■ Exercise:
Would you repeat the listing exactly but omit every picture?

** start of Dataset excerpt **

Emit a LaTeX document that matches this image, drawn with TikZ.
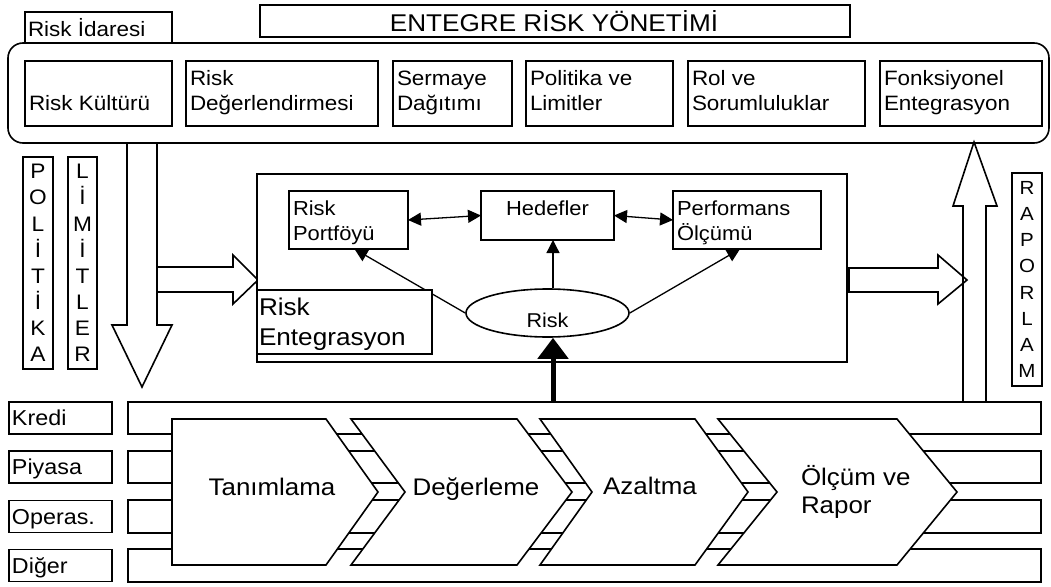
\documentclass[tikz,border=0pt]{standalone}
\usepackage{fontspec}
\setmainfont{Liberation Sans}[FakeStretch=1.08]
\usetikzlibrary{arrows.meta,shapes.geometric}
\newcommand\fsz[2]{\fontsize{#1}{#2}\selectfont}
\newcommand\stackl[1]{\begin{tabular}[t]{@{}l@{}}#1\end{tabular}}

\begin{document}
\begin{tikzpicture}[x=1pt,y=-1pt,line width=1.6pt,
  rect/.style n args={4}{rectangle,inner sep=0pt,outer sep=0pt,
    minimum width={(#3-#1)*1pt},minimum height={(#4-#2)*1pt},
    at={({(#1+#3)/2},{(#2+#4)/2})}},
  box/.style={draw,fill=white},
  txt/.style={inner sep=0pt,outer sep=0pt,anchor=base west},
  topfont/.style={font=\fsz{20.8}{25}},
  midfont/.style={font=\fsz{20.3}{25}},
  bigfont/.style={font=\fsz{24}{28}},
  letters/.style={draw,inner sep=0pt,align=center,font=\fsz{21}{26.1}},
  lab/.style={draw,inner xsep=3pt,inner ysep=0pt,outer sep=0pt,text height=15.5pt,
    text depth=0pt,text width=97pt,minimum height=32pt,align=left,font=\fsz{21.6}{26}},
  conn/.style={line width=1.3pt,-{Triangle[width=13pt,length=13pt]}},
  dconn/.style={line width=1.3pt,{Triangle[width=13pt,length=13pt]}-{Triangle[width=13pt,length=13pt]}},
  chev/.style={draw,fill=white,line join=miter},
  block/.style={draw,fill=white,line join=miter}
]
\fill[white] (0,0) rectangle (1051,586);
\useasboundingbox (0,0) rectangle (1051,586);

% ---- governance frame ----
\node[draw,rounded corners=15pt,rect={8}{43}{1049}{143}] (frame) {};
\node[box,rect={25}{12}{172}{43}] (idare) {};
\node[txt,topfont] (t-idare) at (28,37) {Risk İdaresi};
\node[box,rect={260}{5}{850}{37}] (title) {};
\node[inner sep=0pt,anchor=base,font=\fsz{24.2}{28}] (t-title) at (554,32) {ENTEGRE RİSK YÖNETİMİ};

\node[box,rect={25}{61}{172}{126}] (kultur) {};
\node[box,rect={186}{61}{378}{126}] (deger) {};
\node[box,rect={393}{61}{512}{126}] (serm) {};
\node[box,rect={526}{61}{673}{126}] (polit) {};
\node[box,rect={688}{61}{865}{126}] (rol) {};
\node[box,rect={880}{61}{1042}{126}] (fonk) {};
\node[txt,topfont] (t-kultur) at (29,110) {Risk Kültürü};
\node[txt,topfont] (t-deger) at (190,85) {\stackl{Risk\\Değerlendirmesi}};
\node[txt,topfont] (t-serm) at (397,85) {\stackl{Sermaye\\Dağıtımı}};
\node[txt,topfont] (t-polit) at (530,85) {\stackl{Politika ve\\Limitler}};
\node[txt,topfont] (t-rol) at (692,85) {\stackl{Rol ve\\Sorumluluklar}};
\node[txt,topfont] (t-fonk) at (884,85) {\stackl{Fonksiyonel\\Entegrasyon}};

% ---- downward policy arrow and feed into the integration box ----
\draw[block] (127,143) -- (157,143) -- (157,325) -- (172,325) -- (142,387)
  -- (112,325) -- (127,325) -- cycle;
\draw[line join=miter] (157,267) -- (233,267) -- (233,255) -- (258,280)
  -- (233,304) -- (233,292) -- (157,292);

\node[letters,rect={23}{157}{53}{369}] (politika) {P\\O\\L\\İ\\T\\İ\\K\\A};
\node[letters,rect={68}{157}{97}{369}] (limitler) {L\\İ\\M\\İ\\T\\L\\E\\R};

% ---- risk integration box ----
\node[box,rect={257}{174}{847}{362}] (integ) {};
\node[box,rect={289}{191}{408}{249}] (port) {};
\node[box,rect={481}{191}{614}{240}] (hed) {};
\node[box,rect={673}{191}{821}{249}] (perf) {};
\node[txt,midfont] (t-port) at (293,215) {\stackl{Risk\\Portföyü}};
\node[inner sep=0pt,anchor=base,midfont] (t-hed) at (547.5,215) {Hedefler};
\node[txt,midfont] (t-perf) at (677,215) {\stackl{Performans\\Ölçümü}};

\node[draw,fill=white,ellipse,inner sep=0pt,minimum width=163pt,minimum height=48pt,
  text height=28pt,text depth=0pt,font=\fsz{20}{24}] (risk) at (547.5,313) {Risk};
\coordinate (riskin) at (553,402);

\draw[dconn] (port.east) -- (hed.west);
\draw[dconn] (hed.east) -- (perf.west);
\draw[conn] (risk.west) -- ([xshift=6pt]port.south);
\draw[conn] (risk.east) -- ([xshift=-7pt]perf.south);
\draw[conn] (riskin |- risk.north) -- (riskin |- hed.south);

\node[box,rect={257}{290}{432}{354}] (enteg) {};
\node[txt,font=\fsz{24.2}{30}] (t-enteg) at (259,315) {\stackl{Risk\\Entegrasyon}};

% ---- reporting arrows ----
\draw[block] (849,268) -- (938,268) -- (938,255) -- (967,280) -- (938,304)
  -- (938,292) -- (849,292) -- cycle;
\draw[line join=miter] (963,402) -- (963,206) -- (953,206) -- (974,142)
  -- (997,206) -- (986,206) -- (986,402);
\node[letters,font=\fsz{19}{26.2},rect={1012}{173}{1042}{386}] (raporlam) {R\\A\\P\\O\\R\\L\\A\\M};

% ---- risk types and process bands ----
\node[draw,rect={128}{402}{1041}{434}] (band1) {};
\node[draw,rect={128}{451}{1041}{483}] (band2) {};
\node[draw,rect={128}{500}{1041}{533}] (band3) {};
\node[draw,rect={128}{549}{1041}{582}] (band4) {};
\node[lab,at={(60.5,418)}] (kredi) {Kredi};
\node[lab,at={(60.5,467)}] (piyasa) {Piyasa};
\node[lab,at={(60.5,516.5)}] (operas) {Operas.};
\node[lab,at={(60.5,565.5)}] (diger) {Diğer};

\draw[chev] (172,419) -- (326,419) -- (378,492) -- (326,565) -- (172,565) -- cycle;
\draw[chev] (351,419) -- (517,419) -- (572,492) -- (517,565) -- (351,565) -- (405,492) -- cycle;
\draw[chev] (540,419) -- (695,419) -- (748,492) -- (695,565) -- (540,565) -- (592,492) -- cycle;
\draw[chev] (718,419) -- (897,419) -- (957,492) -- (897,565) -- (718,565) -- (777,492) -- cycle;

\node[inner sep=0pt,anchor=base,bigfont] (t-tanim) at (272,495) {Tanımlama};
\node[inner sep=0pt,anchor=base,bigfont] (t-degerl) at (476,495) {Değerleme};
\node[inner sep=0pt,anchor=base,bigfont] (t-azalt) at (650,494) {Azaltma};
\node[txt,bigfont] (t-olcum) at (801,485) {\stackl{Ölçüm ve\\Rapor}};

% ---- process output feeding risk ----
\draw[line width=5pt,-{Triangle[width=30pt,length=21pt]}] (riskin) -- (riskin |- risk.south);
\end{tikzpicture}
\end{document}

** end of Dataset excerpt **

■ Response to this exercise:
Emit a LaTeX document that matches this image, drawn with TikZ.
\documentclass[tikz,border=0pt]{standalone}
\usepackage{fontspec}
\setmainfont{Liberation Sans}[FakeStretch=1.08]
\usetikzlibrary{arrows.meta,shapes.geometric}
\newcommand\fsz[2]{\fontsize{#1}{#2}\selectfont}
\newcommand\stackl[1]{\begin{tabular}[t]{@{}l@{}}#1\end{tabular}}

\begin{document}
\begin{tikzpicture}[x=1pt,y=-1pt,line width=1.6pt,
  rect/.style n args={4}{rectangle,inner sep=0pt,outer sep=0pt,
    minimum width={(#3-#1)*1pt},minimum height={(#4-#2)*1pt},
    at={({(#1+#3)/2},{(#2+#4)/2})}},
  box/.style={draw,fill=white},
  txt/.style={inner sep=0pt,outer sep=0pt,anchor=base west},
  topfont/.style={font=\fsz{20.8}{25}},
  midfont/.style={font=\fsz{20.3}{25}},
  bigfont/.style={font=\fsz{24}{28}},
  letters/.style={draw,inner sep=0pt,align=center,font=\fsz{21}{26.1}},
  lab/.style={draw,inner xsep=3pt,inner ysep=0pt,outer sep=0pt,text height=15.5pt,
    text depth=0pt,text width=97pt,minimum height=32pt,align=left,font=\fsz{21.6}{26}},
  conn/.style={line width=1.3pt,-{Triangle[width=13pt,length=13pt]}},
  dconn/.style={line width=1.3pt,{Triangle[width=13pt,length=13pt]}-{Triangle[width=13pt,length=13pt]}},
  chev/.style={draw,fill=white,line join=miter},
  block/.style={draw,fill=white,line join=miter}
]
\fill[white] (0,0) rectangle (1051,586);
\useasboundingbox (0,0) rectangle (1051,586);

% ---- governance frame ----
\node[draw,rounded corners=15pt,rect={8}{43}{1049}{143}] (frame) {};
\node[box,rect={25}{12}{172}{43}] (idare) {};
\node[txt,topfont] (t-idare) at (28,37) {Risk İdaresi};
\node[box,rect={260}{5}{850}{37}] (title) {};
\node[inner sep=0pt,anchor=base,font=\fsz{24.2}{28}] (t-title) at (554,32) {ENTEGRE RİSK YÖNETİMİ};

\node[box,rect={25}{61}{172}{126}] (kultur) {};
\node[box,rect={186}{61}{378}{126}] (deger) {};
\node[box,rect={393}{61}{512}{126}] (serm) {};
\node[box,rect={526}{61}{673}{126}] (polit) {};
\node[box,rect={688}{61}{865}{126}] (rol) {};
\node[box,rect={880}{61}{1042}{126}] (fonk) {};
\node[txt,topfont] (t-kultur) at (29,110) {Risk Kültürü};
\node[txt,topfont] (t-deger) at (190,85) {\stackl{Risk\\Değerlendirmesi}};
\node[txt,topfont] (t-serm) at (397,85) {\stackl{Sermaye\\Dağıtımı}};
\node[txt,topfont] (t-polit) at (530,85) {\stackl{Politika ve\\Limitler}};
\node[txt,topfont] (t-rol) at (692,85) {\stackl{Rol ve\\Sorumluluklar}};
\node[txt,topfont] (t-fonk) at (884,85) {\stackl{Fonksiyonel\\Entegrasyon}};

% ---- downward policy arrow and feed into the integration box ----
\draw[block] (127,143) -- (157,143) -- (157,325) -- (172,325) -- (142,387)
  -- (112,325) -- (127,325) -- cycle;
\draw[line join=miter] (157,267) -- (233,267) -- (233,255) -- (258,280)
  -- (233,304) -- (233,292) -- (157,292);

\node[letters,rect={23}{157}{53}{369}] (politika) {P\\O\\L\\İ\\T\\İ\\K\\A};
\node[letters,rect={68}{157}{97}{369}] (limitler) {L\\İ\\M\\İ\\T\\L\\E\\R};

% ---- risk integration box ----
\node[box,rect={257}{174}{847}{362}] (integ) {};
\node[box,rect={289}{191}{408}{249}] (port) {};
\node[box,rect={481}{191}{614}{240}] (hed) {};
\node[box,rect={673}{191}{821}{249}] (perf) {};
\node[txt,midfont] (t-port) at (293,215) {\stackl{Risk\\Portföyü}};
\node[inner sep=0pt,anchor=base,midfont] (t-hed) at (547.5,215) {Hedefler};
\node[txt,midfont] (t-perf) at (677,215) {\stackl{Performans\\Ölçümü}};

\node[draw,fill=white,ellipse,inner sep=0pt,minimum width=163pt,minimum height=48pt,
  text height=28pt,text depth=0pt,font=\fsz{20}{24}] (risk) at (547.5,313) {Risk};
\coordinate (riskin) at (553,402);

\draw[dconn] (port.east) -- (hed.west);
\draw[dconn] (hed.east) -- (perf.west);
\draw[conn] (risk.west) -- ([xshift=6pt]port.south);
\draw[conn] (risk.east) -- ([xshift=-7pt]perf.south);
\draw[conn] (riskin |- risk.north) -- (riskin |- hed.south);

\node[box,rect={257}{290}{432}{354}] (enteg) {};
\node[txt,font=\fsz{24.2}{30}] (t-enteg) at (259,315) {\stackl{Risk\\Entegrasyon}};

% ---- reporting arrows ----
\draw[block] (849,268) -- (938,268) -- (938,255) -- (967,280) -- (938,304)
  -- (938,292) -- (849,292) -- cycle;
\draw[line join=miter] (963,402) -- (963,206) -- (953,206) -- (974,142)
  -- (997,206) -- (986,206) -- (986,402);
\node[letters,font=\fsz{19}{26.2},rect={1012}{173}{1042}{386}] (raporlam) {R\\A\\P\\O\\R\\L\\A\\M};

% ---- risk types and process bands ----
\node[draw,rect={128}{402}{1041}{434}] (band1) {};
\node[draw,rect={128}{451}{1041}{483}] (band2) {};
\node[draw,rect={128}{500}{1041}{533}] (band3) {};
\node[draw,rect={128}{549}{1041}{582}] (band4) {};
\node[lab,at={(60.5,418)}] (kredi) {Kredi};
\node[lab,at={(60.5,467)}] (piyasa) {Piyasa};
\node[lab,at={(60.5,516.5)}] (operas) {Operas.};
\node[lab,at={(60.5,565.5)}] (diger) {Diğer};

\draw[chev] (172,419) -- (326,419) -- (378,492) -- (326,565) -- (172,565) -- cycle;
\draw[chev] (351,419) -- (517,419) -- (572,492) -- (517,565) -- (351,565) -- (405,492) -- cycle;
\draw[chev] (540,419) -- (695,419) -- (748,492) -- (695,565) -- (540,565) -- (592,492) -- cycle;
\draw[chev] (718,419) -- (897,419) -- (957,492) -- (897,565) -- (718,565) -- (777,492) -- cycle;

\node[inner sep=0pt,anchor=base,bigfont] (t-tanim) at (272,495) {Tanımlama};
\node[inner sep=0pt,anchor=base,bigfont] (t-degerl) at (476,495) {Değerleme};
\node[inner sep=0pt,anchor=base,bigfont] (t-azalt) at (650,494) {Azaltma};
\node[txt,bigfont] (t-olcum) at (801,485) {\stackl{Ölçüm ve\\Rapor}};

% ---- process output feeding risk ----
\draw[line width=5pt,-{Triangle[width=30pt,length=21pt]}] (riskin) -- (riskin |- risk.south);
\end{tikzpicture}
\end{document}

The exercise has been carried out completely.